SUPPLIED MATERIAL
——————————

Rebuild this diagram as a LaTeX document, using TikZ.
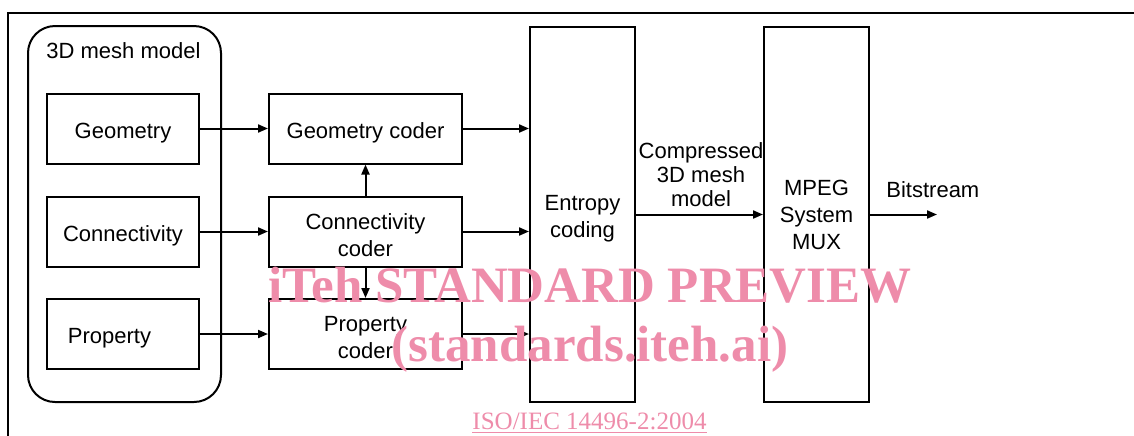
\documentclass[tikz,border=0pt]{standalone}
\usepackage{fontspec}
\setmainfont{Liberation Sans}
\newfontfamily\wmfont{Liberation Serif}
\usetikzlibrary{arrows.meta}
\usetikzlibrary{calc}
\definecolor{wmpink}{RGB}{238,140,170}

\begin{document}
\begin{tikzpicture}[x=0.5pt,y=-0.5pt,font=\fontsize{11}{13.5}\selectfont,
	box/.style={draw,line width=1pt,minimum width=76pt,minimum height=35pt,inner sep=0pt,align=center},
	oneline/.style={text height=12pt},
	twoline/.style={text height=25pt},
	coderbox/.style={box,minimum width=96.5pt},
	tallbox/.style={box,minimum width=52.5pt,minimum height=187.5pt},
	flow/.style={line width=1pt,-{Triangle[length=5pt,width=4pt]}},
	wm/.style={text=wmpink,font=\wmfont\bfseries\fontsize{25.5}{25.5}\selectfont,anchor=base,inner sep=0pt}]

		\useasboundingbox (0,0) rectangle (1134,435);

		\coordinate (G) at (123,128.5);
		\coordinate (C) at (123,231.5);
		\coordinate (P) at (123,334);
		\coordinate (GC) at (365.5,128.5);
		\coordinate (CC) at (365.5,231.5);
		\coordinate (PC) at (365.5,334);
		\coordinate (E) at (582.5,214.5);
		\coordinate (M) at (816.5,214.5);
		\coordinate (out) at (937,214.5);

		% page frame
		\draw [line width=1.4pt] (8,436) -- (8,13) -- (1135,13);

		% 3D mesh model
		\node [draw, line width=1pt, rounded corners=13.5pt, minimum width=96.5pt, minimum height=188pt] (model) at (124.5,214) {};
		\node [anchor=west, inner sep=0pt] (modellabel) at (46,51) {3D mesh model};

		\node [box, oneline] (geo) at (G) {Geometry};
		\node [box, oneline] (con) at (C) {Connectivity};
		\node [box, oneline] (pro) at (P) {Property\hspace{13.5pt}};

		\node [coderbox, oneline] (geocoder) at (GC) {Geometry coder};
		\node [coderbox, twoline] (concoder) at (CC) {Connectivity\\coder};
		\node [coderbox, twoline] (procoder) at (PC) {Property\\coder};

		\node [tallbox, twoline] (entropy) at (E) {Entropy\\coding};
		\node [tallbox] (mpeg) at (M) {MPEG\\System\\MUX};

		\draw [flow] (geo) -- (geocoder);
		\draw [flow] (con) -- (concoder);
		\draw [flow] (pro) -- (procoder);
		\draw [flow] (concoder) -- (geocoder);
		\draw [flow] (concoder) -- (procoder);

		\draw [flow] (geocoder) -- (geocoder -| entropy.west);
		\draw [flow] (concoder) -- (concoder -| entropy.west);
		\draw [flow] (procoder) -- (procoder -| entropy.west);

		\draw [flow] (entropy) -- (mpeg);
		\node [font=\fontsize{11}{12}\selectfont, align=center] (cmlabel) at (701,175) {Compressed\\3D mesh\\model};

		\draw [flow] (mpeg) -- (out);
		\node [anchor=west, inner sep=0pt] (bitlabel) at (886,190) {Bitstream};

		% watermark
		\node [wm] (wmtop) at (590,302) {iTeh STANDARD PREVIEW};
		\node [wm] (wmsite) at (590,361) {(standards.iteh.ai)};
		\node [text=wmpink, font=\wmfont\fontsize{12.5}{12.5}\selectfont, anchor=base, inner sep=0pt] (wmiso) at (589.5,429) {\underline{ISO/IEC 14496-2:2004}};
\end{tikzpicture}
\end{document}
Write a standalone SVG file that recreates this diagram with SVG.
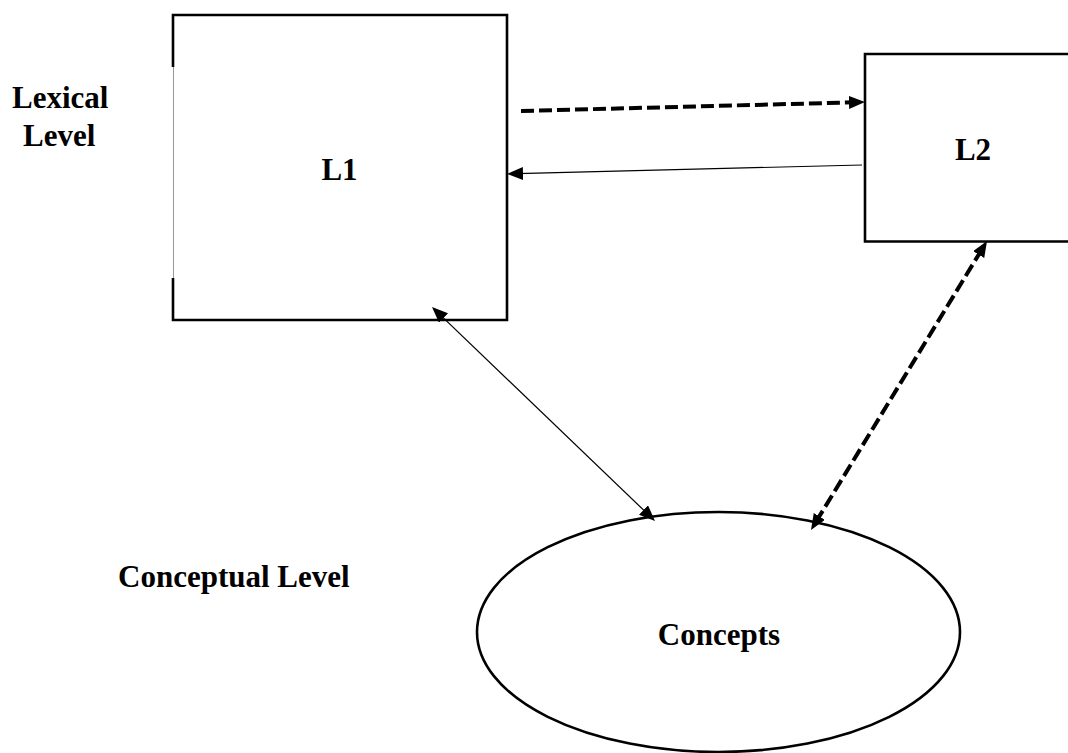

——————————

WRITTEN TASK
Everything from the first line of the entries through the line that contains "[box, oneline] (pro)" is to be reproduced exactly, except the pictures.

SOLUTION
Rebuild this diagram as a LaTeX document, using TikZ.
\documentclass[tikz,border=0pt]{standalone}
\usepackage{fontspec}
\setmainfont{Liberation Sans}
\newfontfamily\wmfont{Liberation Serif}
\usetikzlibrary{arrows.meta}
\usetikzlibrary{calc}
\definecolor{wmpink}{RGB}{238,140,170}

\begin{document}
\begin{tikzpicture}[x=0.5pt,y=-0.5pt,font=\fontsize{11}{13.5}\selectfont,
	box/.style={draw,line width=1pt,minimum width=76pt,minimum height=35pt,inner sep=0pt,align=center},
	oneline/.style={text height=12pt},
	twoline/.style={text height=25pt},
	coderbox/.style={box,minimum width=96.5pt},
	tallbox/.style={box,minimum width=52.5pt,minimum height=187.5pt},
	flow/.style={line width=1pt,-{Triangle[length=5pt,width=4pt]}},
	wm/.style={text=wmpink,font=\wmfont\bfseries\fontsize{25.5}{25.5}\selectfont,anchor=base,inner sep=0pt}]

		\useasboundingbox (0,0) rectangle (1134,435);

		\coordinate (G) at (123,128.5);
		\coordinate (C) at (123,231.5);
		\coordinate (P) at (123,334);
		\coordinate (GC) at (365.5,128.5);
		\coordinate (CC) at (365.5,231.5);
		\coordinate (PC) at (365.5,334);
		\coordinate (E) at (582.5,214.5);
		\coordinate (M) at (816.5,214.5);
		\coordinate (out) at (937,214.5);

		% page frame
		\draw [line width=1.4pt] (8,436) -- (8,13) -- (1135,13);

		% 3D mesh model
		\node [draw, line width=1pt, rounded corners=13.5pt, minimum width=96.5pt, minimum height=188pt] (model) at (124.5,214) {};
		\node [anchor=west, inner sep=0pt] (modellabel) at (46,51) {3D mesh model};

		\node [box, oneline] (geo) at (G) {Geometry};
		\node [box, oneline] (con) at (C) {Connectivity};
		\node [box, oneline] (pro) at (P) {Property\hspace{13.5pt}};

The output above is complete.